Work required:
Consider the listing below. Extract exactly the lines from the line containing "Clone this diagram in TikZ." to the line containing "(datalbl) at (21.3,614.7)", both included.

Data rows:
# # # # # # #

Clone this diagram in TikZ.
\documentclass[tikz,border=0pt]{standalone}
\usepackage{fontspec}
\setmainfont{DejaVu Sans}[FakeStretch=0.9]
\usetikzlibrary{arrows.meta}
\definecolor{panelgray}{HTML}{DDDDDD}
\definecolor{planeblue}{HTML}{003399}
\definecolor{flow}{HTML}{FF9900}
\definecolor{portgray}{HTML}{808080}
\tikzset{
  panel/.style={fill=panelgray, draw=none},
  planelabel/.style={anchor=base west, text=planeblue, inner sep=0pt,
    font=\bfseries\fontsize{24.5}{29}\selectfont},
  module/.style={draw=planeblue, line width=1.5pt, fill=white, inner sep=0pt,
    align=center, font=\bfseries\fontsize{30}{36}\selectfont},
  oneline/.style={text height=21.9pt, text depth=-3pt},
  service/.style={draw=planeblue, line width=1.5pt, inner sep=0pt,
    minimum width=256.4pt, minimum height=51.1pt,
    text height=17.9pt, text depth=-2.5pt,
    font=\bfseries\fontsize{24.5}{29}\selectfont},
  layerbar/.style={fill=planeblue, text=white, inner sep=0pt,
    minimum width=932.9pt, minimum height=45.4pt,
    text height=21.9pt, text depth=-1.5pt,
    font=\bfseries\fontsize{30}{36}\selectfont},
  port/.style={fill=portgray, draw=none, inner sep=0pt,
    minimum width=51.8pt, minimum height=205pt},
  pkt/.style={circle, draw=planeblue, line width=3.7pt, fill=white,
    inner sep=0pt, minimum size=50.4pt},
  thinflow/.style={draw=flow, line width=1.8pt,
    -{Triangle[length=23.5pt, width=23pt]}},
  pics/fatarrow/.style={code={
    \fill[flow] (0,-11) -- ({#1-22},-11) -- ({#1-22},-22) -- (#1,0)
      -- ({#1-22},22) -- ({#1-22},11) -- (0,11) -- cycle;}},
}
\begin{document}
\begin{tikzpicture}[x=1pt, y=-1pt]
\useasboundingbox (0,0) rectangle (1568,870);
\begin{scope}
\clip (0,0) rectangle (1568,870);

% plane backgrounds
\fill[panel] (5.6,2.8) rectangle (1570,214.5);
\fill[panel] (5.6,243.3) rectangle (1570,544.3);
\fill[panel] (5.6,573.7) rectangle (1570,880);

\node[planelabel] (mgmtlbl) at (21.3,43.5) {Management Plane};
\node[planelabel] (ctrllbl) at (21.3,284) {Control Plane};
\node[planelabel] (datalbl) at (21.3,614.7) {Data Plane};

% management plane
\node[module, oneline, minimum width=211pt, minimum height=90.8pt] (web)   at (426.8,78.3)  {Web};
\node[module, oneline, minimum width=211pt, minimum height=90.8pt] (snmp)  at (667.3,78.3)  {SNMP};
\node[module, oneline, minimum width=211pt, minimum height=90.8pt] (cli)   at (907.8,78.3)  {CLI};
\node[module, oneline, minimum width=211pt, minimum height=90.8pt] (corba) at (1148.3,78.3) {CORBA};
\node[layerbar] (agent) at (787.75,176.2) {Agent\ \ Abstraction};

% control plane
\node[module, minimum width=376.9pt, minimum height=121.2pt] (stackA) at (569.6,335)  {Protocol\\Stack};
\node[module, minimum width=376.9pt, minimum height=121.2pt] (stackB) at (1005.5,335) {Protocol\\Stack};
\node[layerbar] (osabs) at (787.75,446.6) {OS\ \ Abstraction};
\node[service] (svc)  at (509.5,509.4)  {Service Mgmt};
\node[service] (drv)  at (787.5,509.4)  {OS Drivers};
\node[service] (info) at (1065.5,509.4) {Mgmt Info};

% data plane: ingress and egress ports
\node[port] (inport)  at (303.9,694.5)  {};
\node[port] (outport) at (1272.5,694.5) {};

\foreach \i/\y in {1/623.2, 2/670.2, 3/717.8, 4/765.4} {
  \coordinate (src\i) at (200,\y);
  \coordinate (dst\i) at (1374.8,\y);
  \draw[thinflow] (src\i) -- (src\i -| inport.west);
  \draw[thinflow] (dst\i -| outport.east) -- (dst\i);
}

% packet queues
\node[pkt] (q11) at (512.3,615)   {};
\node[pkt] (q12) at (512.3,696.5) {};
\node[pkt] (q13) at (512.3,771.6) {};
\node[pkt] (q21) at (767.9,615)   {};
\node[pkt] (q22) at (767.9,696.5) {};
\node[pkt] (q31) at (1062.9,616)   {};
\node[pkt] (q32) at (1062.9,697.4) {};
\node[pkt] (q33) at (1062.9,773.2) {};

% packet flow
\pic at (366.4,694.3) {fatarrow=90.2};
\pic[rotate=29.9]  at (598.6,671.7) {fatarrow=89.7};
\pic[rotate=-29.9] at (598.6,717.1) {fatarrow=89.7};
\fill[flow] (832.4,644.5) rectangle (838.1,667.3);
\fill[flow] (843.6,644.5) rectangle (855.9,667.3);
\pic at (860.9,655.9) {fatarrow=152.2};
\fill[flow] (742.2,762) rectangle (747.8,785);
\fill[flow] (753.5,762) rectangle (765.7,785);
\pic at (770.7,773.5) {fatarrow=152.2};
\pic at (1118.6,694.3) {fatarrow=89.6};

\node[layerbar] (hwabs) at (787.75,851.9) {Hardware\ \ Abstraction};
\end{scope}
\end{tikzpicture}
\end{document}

# # # # # # #

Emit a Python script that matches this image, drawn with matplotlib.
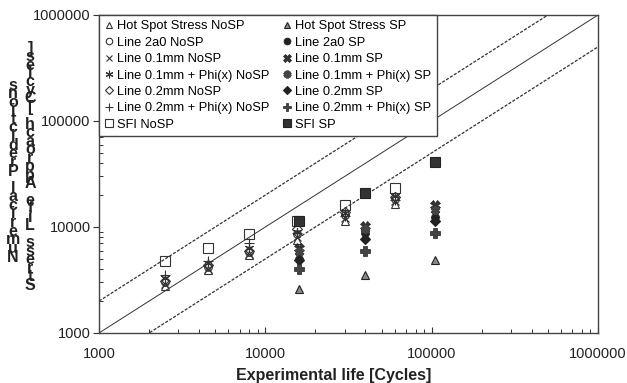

# # # # # # #

Solution:
Clone this diagram in TikZ.
\documentclass[tikz,border=0pt]{standalone}
\usepackage{fontspec}
\setmainfont{DejaVu Sans}[FakeStretch=0.9]
\usetikzlibrary{arrows.meta}
\definecolor{panelgray}{HTML}{DDDDDD}
\definecolor{planeblue}{HTML}{003399}
\definecolor{flow}{HTML}{FF9900}
\definecolor{portgray}{HTML}{808080}
\tikzset{
  panel/.style={fill=panelgray, draw=none},
  planelabel/.style={anchor=base west, text=planeblue, inner sep=0pt,
    font=\bfseries\fontsize{24.5}{29}\selectfont},
  module/.style={draw=planeblue, line width=1.5pt, fill=white, inner sep=0pt,
    align=center, font=\bfseries\fontsize{30}{36}\selectfont},
  oneline/.style={text height=21.9pt, text depth=-3pt},
  service/.style={draw=planeblue, line width=1.5pt, inner sep=0pt,
    minimum width=256.4pt, minimum height=51.1pt,
    text height=17.9pt, text depth=-2.5pt,
    font=\bfseries\fontsize{24.5}{29}\selectfont},
  layerbar/.style={fill=planeblue, text=white, inner sep=0pt,
    minimum width=932.9pt, minimum height=45.4pt,
    text height=21.9pt, text depth=-1.5pt,
    font=\bfseries\fontsize{30}{36}\selectfont},
  port/.style={fill=portgray, draw=none, inner sep=0pt,
    minimum width=51.8pt, minimum height=205pt},
  pkt/.style={circle, draw=planeblue, line width=3.7pt, fill=white,
    inner sep=0pt, minimum size=50.4pt},
  thinflow/.style={draw=flow, line width=1.8pt,
    -{Triangle[length=23.5pt, width=23pt]}},
  pics/fatarrow/.style={code={
    \fill[flow] (0,-11) -- ({#1-22},-11) -- ({#1-22},-22) -- (#1,0)
      -- ({#1-22},22) -- ({#1-22},11) -- (0,11) -- cycle;}},
}
\begin{document}
\begin{tikzpicture}[x=1pt, y=-1pt]
\useasboundingbox (0,0) rectangle (1568,870);
\begin{scope}
\clip (0,0) rectangle (1568,870);

% plane backgrounds
\fill[panel] (5.6,2.8) rectangle (1570,214.5);
\fill[panel] (5.6,243.3) rectangle (1570,544.3);
\fill[panel] (5.6,573.7) rectangle (1570,880);

\node[planelabel] (mgmtlbl) at (21.3,43.5) {Management Plane};
\node[planelabel] (ctrllbl) at (21.3,284) {Control Plane};
\node[planelabel] (datalbl) at (21.3,614.7) {Data Plane};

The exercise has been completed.